Google may have influenced Motorola’s software choices, but its hardware impact is still to come

During Google’s quarterly earnings call yesterday, CEO Larry Page promised three things specifically mobile-related. The first was an increased in mobile ad revenue in 2013, an essential benchmark in determining the future success of the company. The second was a promise that increased Nexus 4 production would lead to more availability in the coming weeks. This has been promised since early December, but we have reasons to believe the drought is almost over.

The third snippet was perhaps the most interesting, and relates to its $12.5 billion acquisition of Motorola. Google claims that, though it has been able to positively influence Motorola’s Android skin since its acquisition in early 2012, it has yet to have any effect on its hardware output. That is because designs and internal specifiations are in the pipeline 12-18 months before the product is released, and Google has only really been in control of Motorola’s mobile division for six months.

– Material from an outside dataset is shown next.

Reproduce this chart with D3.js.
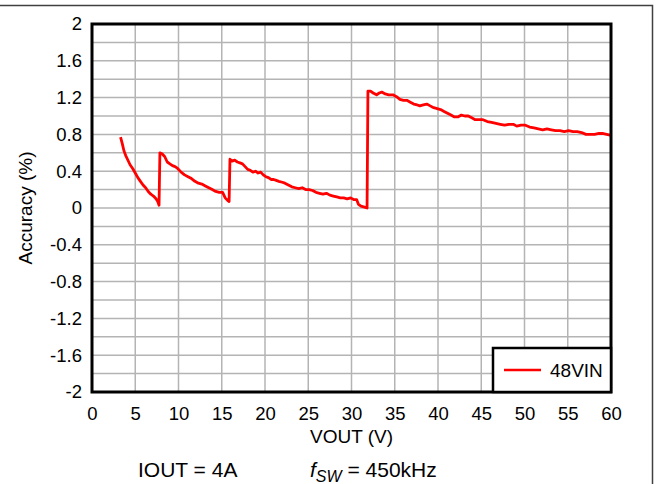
<!DOCTYPE html>
<html>
<head>
<meta charset="utf-8">
<script src="https://cdn.jsdelivr.net/npm/d3@7"></script>
<style>
  body { margin: 0; background: #fff; }
  svg text { font-family: "Liberation Sans", Arial, sans-serif; fill: #000; }
</style>
</head>
<body>
<div id="chart"></div>
<script>
// data
const vout = [3.3, 3.5, 3.7, 3.9, 4.1, 4.4, 4.7, 5.0, 5.3, 5.6, 5.9, 6.2, 6.5, 6.8, 7.1, 7.4, 7.6, 7.75,
  7.85, 8.1, 8.4, 8.7, 9.0, 9.3, 9.6, 9.9, 10.3, 10.7, 11.1, 11.5, 11.9, 12.3, 12.7, 13.1, 13.5, 13.9, 14.3, 14.7, 15.1, 15.4, 15.7, 15.85,
  15.95, 16.2, 16.5, 16.8, 17.1, 17.4, 17.7, 18.0, 18.3, 18.6, 18.9, 19.2, 19.5, 19.8, 20.1, 20.4, 20.7, 21.0, 21.3, 21.6, 22.0, 22.3, 22.7,
  23.1, 23.5, 23.9, 24.3, 24.7, 25.1, 25.5, 25.9, 26.3, 26.7, 27.1, 27.5, 27.9, 28.3, 28.7, 29.1, 29.5, 29.9, 30.3, 30.6, 30.8, 31.1, 31.5, 31.8,
  31.9, 32.2, 32.5, 32.9, 33.2, 33.5, 33.9, 34.3, 34.8, 35.2, 35.6, 36.0, 36.4, 36.8, 37.2, 37.6, 37.9, 38.3, 38.7, 39.1, 39.5, 39.9, 40.3,
  40.7, 41.1, 41.5, 41.9, 42.3, 42.7, 43.1, 43.5, 43.9, 44.3, 44.7, 45.2, 45.7, 46.2, 46.7, 47.2, 47.7, 48.2, 48.7, 49.1, 49.6, 50.1, 50.6,
  51.1, 51.6, 52.1, 52.6, 53.1, 53.6, 54.1, 54.6, 55.1, 55.6, 56.1, 56.6, 57.1, 57.6, 58.1, 58.6, 59.0, 59.5, 60];
const accuracy48 = [0.77, 0.70, 0.62, 0.57, 0.53, 0.47, 0.43, 0.38, 0.33, 0.29, 0.25, 0.22, 0.18, 0.15, 0.13, 0.10, 0.07, 0.03,
  0.60, 0.59, 0.56, 0.50, 0.48, 0.46, 0.45, 0.43, 0.39, 0.36, 0.34, 0.32, 0.29, 0.27, 0.26, 0.24, 0.22, 0.20, 0.18, 0.17, 0.17, 0.11, 0.08, 0.07,
  0.53, 0.51, 0.52, 0.50, 0.49, 0.48, 0.45, 0.42, 0.41, 0.39, 0.40, 0.38, 0.39, 0.36, 0.34, 0.33, 0.31, 0.31, 0.30, 0.29, 0.28, 0.27, 0.25,
  0.23, 0.22, 0.21, 0.22, 0.20, 0.20, 0.19, 0.17, 0.16, 0.15, 0.16, 0.14, 0.13, 0.12, 0.11, 0.11, 0.10, 0.11, 0.09, 0.09, 0.04, 0.02, 0.01, 0.00,
  1.27, 1.27, 1.25, 1.23, 1.25, 1.26, 1.24, 1.23, 1.23, 1.21, 1.18, 1.17, 1.17, 1.15, 1.13, 1.12, 1.11, 1.12, 1.13, 1.11, 1.09, 1.08, 1.07,
  1.05, 1.03, 1.01, 0.99, 0.99, 1.01, 1.00, 1.00, 0.98, 0.96, 0.96, 0.96, 0.94, 0.93, 0.92, 0.91, 0.90, 0.91, 0.91, 0.89, 0.90, 0.90, 0.88,
  0.87, 0.86, 0.85, 0.86, 0.85, 0.84, 0.84, 0.83, 0.84, 0.83, 0.83, 0.82, 0.80, 0.80, 0.80, 0.81, 0.81, 0.80, 0.79];
const xTicks = [0, 5, 10, 15, 20, 25, 30, 35, 40, 45, 50, 55, 60];
const yTicks = [-2, -1.6, -1.2, -0.8, -0.4, 0, 0.4, 0.8, 1.2, 1.6, 2];
const yGrid = d3.range(-20, 21, 2).map(v => v / 10);
const seriesName = '48VIN';

const W = 656, H = 484;
const margin = {top: 24, right: 45, bottom: 92, left: 92};
const width = W - margin.left - margin.right;
const height = H - margin.top - margin.bottom;
const FONT = '"Liberation Sans", Arial, sans-serif';

const svg = d3.select('#chart').append('svg')
  .attr('width', W).attr('height', H);

// outer frame (top and right edges only)
svg.append('path')
  .attr('d', `M0,5.5 H652.5 V${H}`)
  .attr('fill', 'none').attr('stroke', '#404040').attr('stroke-width', 1.5);

const g = svg.append('g').attr('transform', `translate(${margin.left},${margin.top})`);

const x = d3.scaleLinear().domain([0, 60]).range([0, width]);
const y = d3.scaleLinear().domain([-2, 2]).range([height, 0]);

// grid
g.append('g').selectAll('line').data(xTicks).join('line')
  .attr('x1', d => x(d)).attr('x2', d => x(d))
  .attr('y1', 0).attr('y2', height)
  .attr('stroke', '#b4b4b4').attr('stroke-width', 1.5);
g.append('g').selectAll('line').data(yGrid).join('line')
  .attr('x1', 0).attr('x2', width)
  .attr('y1', d => y(d)).attr('y2', d => y(d))
  .attr('stroke', '#b4b4b4').attr('stroke-width', 1.5);

// axes (labels only), plain hyphen for negatives
const xAxis = g.append('g').attr('transform', `translate(0,${height})`)
  .call(d3.axisBottom(x).tickValues(xTicks).tickSize(0).tickPadding(15).tickFormat(d => String(d)));
const yAxis = g.append('g')
  .call(d3.axisLeft(y).tickValues(yTicks).tickSize(0).tickPadding(10).tickFormat(d => String(+d.toFixed(1))));
[xAxis, yAxis].forEach(a => {
  a.select('.domain').remove();
  a.attr('font-size', 18.5).attr('font-family', FONT);
  a.selectAll('text').attr('fill', '#000');
});

// line
const pts = vout.map((v, i) => [v, accuracy48[i]]);
g.append('path')
  .datum(pts)
  .attr('fill', 'none')
  .attr('stroke', '#ff0000')
  .attr('stroke-width', 2.8)
  .attr('stroke-linejoin', 'round')
  .attr('d', d3.line().x(d => x(d[0])).y(d => y(d[1])));

// plot border
g.append('rect')
  .attr('x', 0).attr('y', 0).attr('width', width).attr('height', height)
  .attr('fill', 'none').attr('stroke', '#000').attr('stroke-width', 3);

// legend
const lg = g.append('g').attr('transform', `translate(${width - 118},${height - 44})`);
lg.append('rect').attr('width', 118).attr('height', 44)
  .attr('fill', '#fff').attr('stroke', '#000').attr('stroke-width', 2.5);
lg.append('line').attr('x1', 11).attr('x2', 48).attr('y1', 22).attr('y2', 22)
  .attr('stroke', '#ff0000').attr('stroke-width', 2.5);
lg.append('text').attr('x', 57).attr('y', 29).attr('font-size', 19).text(seriesName);

// axis titles
svg.append('text')
  .attr('x', margin.left + width / 2).attr('y', 443)
  .attr('text-anchor', 'middle').attr('font-size', 19).text('VOUT (V)');
svg.append('text')
  .attr('transform', `translate(32,${margin.top + height / 2}) rotate(-90)`)
  .attr('text-anchor', 'middle').attr('font-size', 19).text('Accuracy (%)');

// conditions
svg.append('text').attr('x', 138).attr('y', 477).attr('font-size', 21).text('IOUT = 4A');
const cond = svg.append('text').attr('x', 310).attr('y', 477).attr('font-size', 21);
cond.append('tspan').attr('font-style', 'italic').text('f');
cond.append('tspan').attr('font-style', 'italic').attr('font-size', 16).attr('dy', 5).text('SW');
cond.append('tspan').attr('dy', -5).text(' = 450kHz');
</script>
</body>
</html>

The company’s mobile division posted a modest loss of $353 million on revenue of $1.51 billion; red ink declined from the previous quarter, but so did overall revenue. Google’s promise was to assert more influence over Motorola’s consumer product lines over the next year to 18 months, the first of which could be the rumoured X Phone expected to be announced.

Google’s CFO Patrick Pichette promises that he is not in the business of keeping Motorola unprofitable. “We are not in the business of losing money on Motorola,” he said on the call, deflecting the past two quarters as aberrations. But whether Motorola will ever again be able to climb to the top of the charts in a world dominated by Apple and Samsung remains to be seen. It’s not so much that Motorola doesn’t make good products, even today; its RAZR HD was one of our top picks for 2012 and claimed the best battery life of any smartphone we tested under 5-inches. Motorola’s tasteful and evolutionary Android UI has consistently improved over the past year, and we’re expecting great things from the upcoming RAZR HD and ATRIX HD Jelly Bean updates.

Things are unlikely to improve on Motorola’s ledger for the next couple quarters, but under Google’s tutelage at least we know things can’t get worse.